Moreover, future warfare—whether through Artificial Intelligence-driven systems, hypersonic missiles, or space-based assets—will be unforgiving to fractured commands. Victory will favour the side that can deliver synchronized effects at lightning speed.
Purple Officers: Laying the Foundation for the Future
While these first forty Purple Officers will initially serve in conventional appointments due to the absence of fully integrated structures, their importance cannot be overstated. They represent the seed of a new military ethos—one that sees warfare not in compartments but as a singular, multi-dimensional continuum.
Defence Minister Rajnath Singh and Chief of Defence Staff General Anil Chauhan rightly emphasised this during the graduation ceremony, framing this milestone as central to “Jointness 2.0″—a term that reflects the vision of not just coordination, but deep, organic integration.
As General Chauhan has outlined, future steps include the establishment of Integrated Theatre Commands (ITCs) focusing on specific geographies or functional domains like maritime security or air defence. Purple Officers will be instrumental in operationalizing these visions.
The Long March Has Begun
The completion of training for the first batch of Purple Officers is not merely a ceremony—it is a clarion call announcing the beginning of India’s tryst with modern military restructuring.
Jointness is not an option; it is an existential necessity in the battlespaces of tomorrow.
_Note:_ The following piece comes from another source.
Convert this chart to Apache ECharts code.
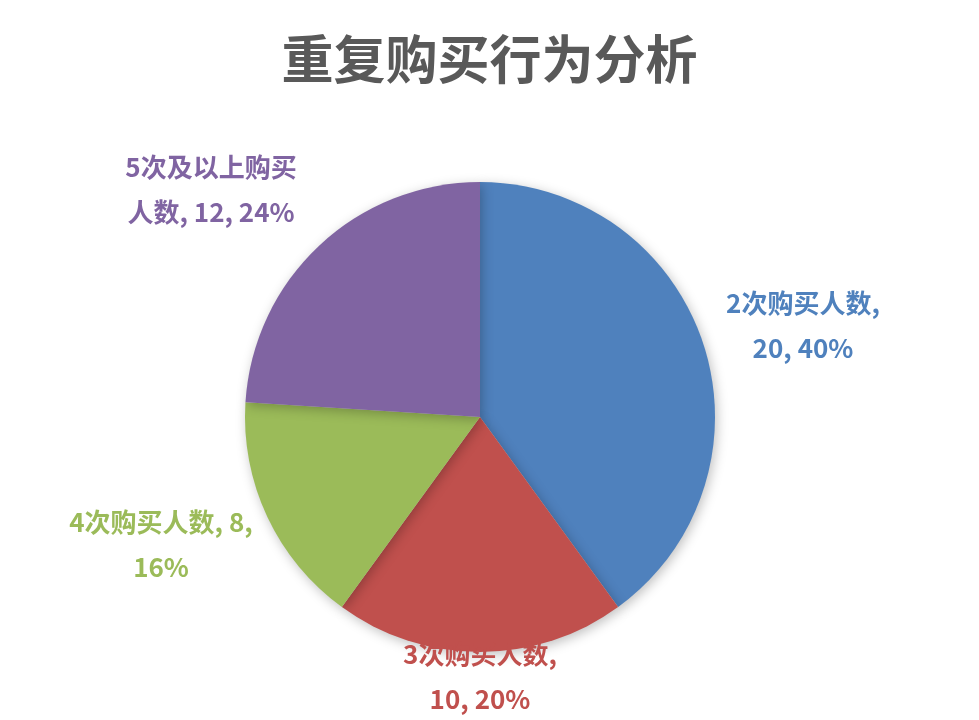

From defending against hybrid threats emanating from adversarial states to dominating the information and cyber domains, the Indian armed forces must move as one.
The journey from individual service excellence to collective strategic mastery has commenced. It is a journey where purple will become the new gold standard of military excellence. And in this journey, these forty officers will be remembered as the vanguard who stepped into a new era, armed not just with weapons, but with the wisdom of unity.